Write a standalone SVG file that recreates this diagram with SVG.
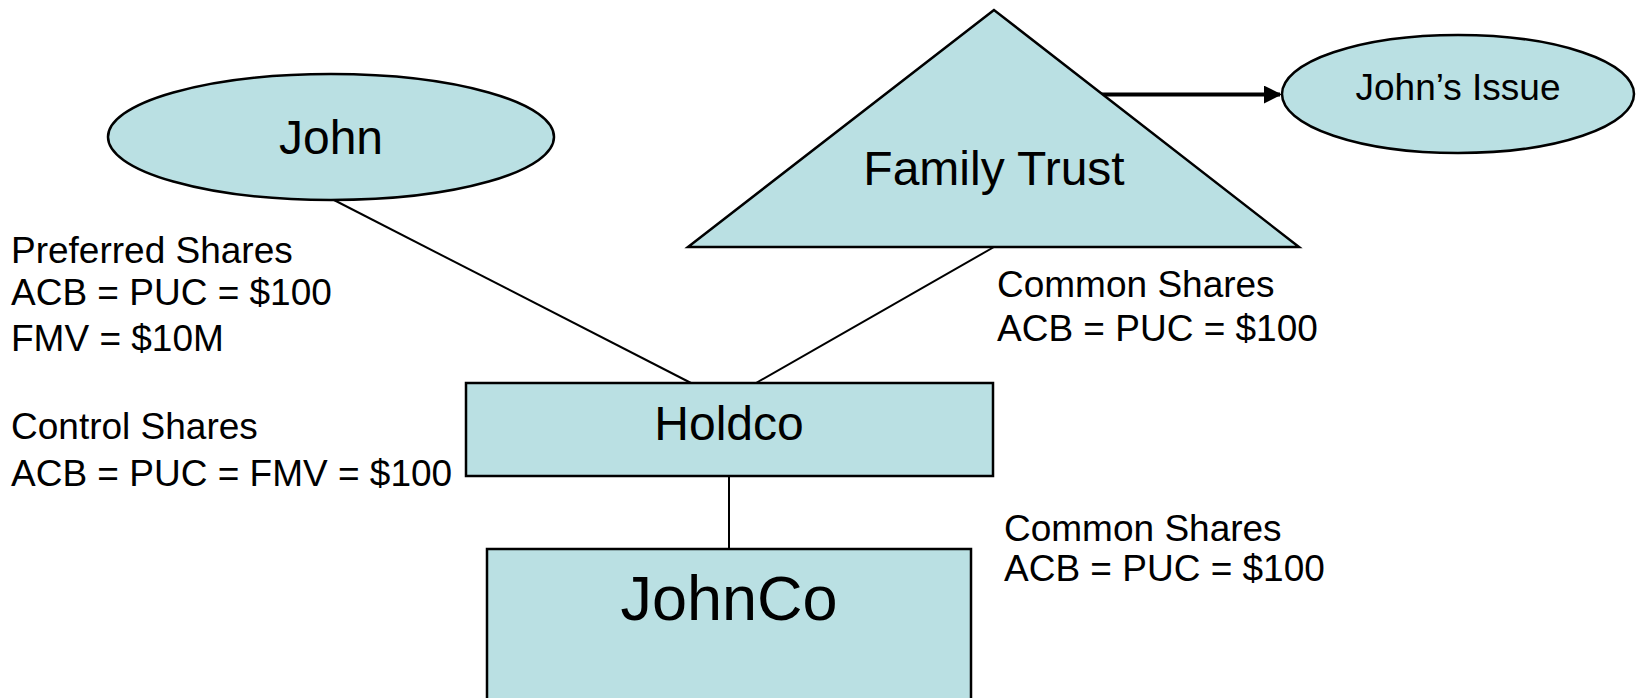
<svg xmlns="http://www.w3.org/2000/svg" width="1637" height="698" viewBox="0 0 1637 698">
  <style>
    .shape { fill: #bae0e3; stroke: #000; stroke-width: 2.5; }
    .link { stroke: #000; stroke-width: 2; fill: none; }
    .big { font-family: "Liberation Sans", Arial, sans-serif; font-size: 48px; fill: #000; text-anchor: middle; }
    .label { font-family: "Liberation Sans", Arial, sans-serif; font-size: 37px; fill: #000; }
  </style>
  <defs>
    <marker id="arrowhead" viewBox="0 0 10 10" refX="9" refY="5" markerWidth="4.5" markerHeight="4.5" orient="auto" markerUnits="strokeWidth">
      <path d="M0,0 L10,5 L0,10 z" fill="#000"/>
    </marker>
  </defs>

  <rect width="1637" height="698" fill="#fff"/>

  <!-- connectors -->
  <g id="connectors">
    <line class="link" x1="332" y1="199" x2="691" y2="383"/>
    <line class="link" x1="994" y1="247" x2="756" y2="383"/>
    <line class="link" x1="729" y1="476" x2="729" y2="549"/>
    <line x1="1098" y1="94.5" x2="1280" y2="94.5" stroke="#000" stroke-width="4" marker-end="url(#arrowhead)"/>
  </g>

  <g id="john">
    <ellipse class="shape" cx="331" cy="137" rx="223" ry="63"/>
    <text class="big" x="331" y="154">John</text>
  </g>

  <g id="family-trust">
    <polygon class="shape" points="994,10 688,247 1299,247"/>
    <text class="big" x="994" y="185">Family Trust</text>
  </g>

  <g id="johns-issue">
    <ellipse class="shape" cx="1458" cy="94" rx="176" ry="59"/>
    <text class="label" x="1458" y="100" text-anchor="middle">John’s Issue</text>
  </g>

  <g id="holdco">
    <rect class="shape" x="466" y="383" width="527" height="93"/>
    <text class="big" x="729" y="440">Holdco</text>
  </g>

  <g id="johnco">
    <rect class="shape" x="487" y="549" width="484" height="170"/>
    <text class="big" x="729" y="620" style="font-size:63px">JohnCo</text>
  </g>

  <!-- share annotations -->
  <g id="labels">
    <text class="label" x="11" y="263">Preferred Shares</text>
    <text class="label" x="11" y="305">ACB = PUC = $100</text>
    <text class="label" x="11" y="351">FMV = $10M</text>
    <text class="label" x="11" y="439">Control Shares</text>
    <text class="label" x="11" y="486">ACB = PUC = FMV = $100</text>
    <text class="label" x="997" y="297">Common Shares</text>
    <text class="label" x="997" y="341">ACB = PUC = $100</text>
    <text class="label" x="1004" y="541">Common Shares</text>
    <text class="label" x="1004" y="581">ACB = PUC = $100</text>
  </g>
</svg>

——————

* Your objective:
Restate the whole listing above exactly, please, omitting every image.

* The solution:
Write a standalone SVG file that recreates this diagram with SVG.
<svg xmlns="http://www.w3.org/2000/svg" width="1637" height="698" viewBox="0 0 1637 698">
  <style>
    .shape { fill: #bae0e3; stroke: #000; stroke-width: 2.5; }
    .link { stroke: #000; stroke-width: 2; fill: none; }
    .big { font-family: "Liberation Sans", Arial, sans-serif; font-size: 48px; fill: #000; text-anchor: middle; }
    .label { font-family: "Liberation Sans", Arial, sans-serif; font-size: 37px; fill: #000; }
  </style>
  <defs>
    <marker id="arrowhead" viewBox="0 0 10 10" refX="9" refY="5" markerWidth="4.5" markerHeight="4.5" orient="auto" markerUnits="strokeWidth">
      <path d="M0,0 L10,5 L0,10 z" fill="#000"/>
    </marker>
  </defs>

  <rect width="1637" height="698" fill="#fff"/>

  <!-- connectors -->
  <g id="connectors">
    <line class="link" x1="332" y1="199" x2="691" y2="383"/>
    <line class="link" x1="994" y1="247" x2="756" y2="383"/>
    <line class="link" x1="729" y1="476" x2="729" y2="549"/>
    <line x1="1098" y1="94.5" x2="1280" y2="94.5" stroke="#000" stroke-width="4" marker-end="url(#arrowhead)"/>
  </g>

  <g id="john">
    <ellipse class="shape" cx="331" cy="137" rx="223" ry="63"/>
    <text class="big" x="331" y="154">John</text>
  </g>

  <g id="family-trust">
    <polygon class="shape" points="994,10 688,247 1299,247"/>
    <text class="big" x="994" y="185">Family Trust</text>
  </g>

  <g id="johns-issue">
    <ellipse class="shape" cx="1458" cy="94" rx="176" ry="59"/>
    <text class="label" x="1458" y="100" text-anchor="middle">John’s Issue</text>
  </g>

  <g id="holdco">
    <rect class="shape" x="466" y="383" width="527" height="93"/>
    <text class="big" x="729" y="440">Holdco</text>
  </g>

  <g id="johnco">
    <rect class="shape" x="487" y="549" width="484" height="170"/>
    <text class="big" x="729" y="620" style="font-size:63px">JohnCo</text>
  </g>

  <!-- share annotations -->
  <g id="labels">
    <text class="label" x="11" y="263">Preferred Shares</text>
    <text class="label" x="11" y="305">ACB = PUC = $100</text>
    <text class="label" x="11" y="351">FMV = $10M</text>
    <text class="label" x="11" y="439">Control Shares</text>
    <text class="label" x="11" y="486">ACB = PUC = FMV = $100</text>
    <text class="label" x="997" y="297">Common Shares</text>
    <text class="label" x="997" y="341">ACB = PUC = $100</text>
    <text class="label" x="1004" y="541">Common Shares</text>
    <text class="label" x="1004" y="581">ACB = PUC = $100</text>
  </g>
</svg>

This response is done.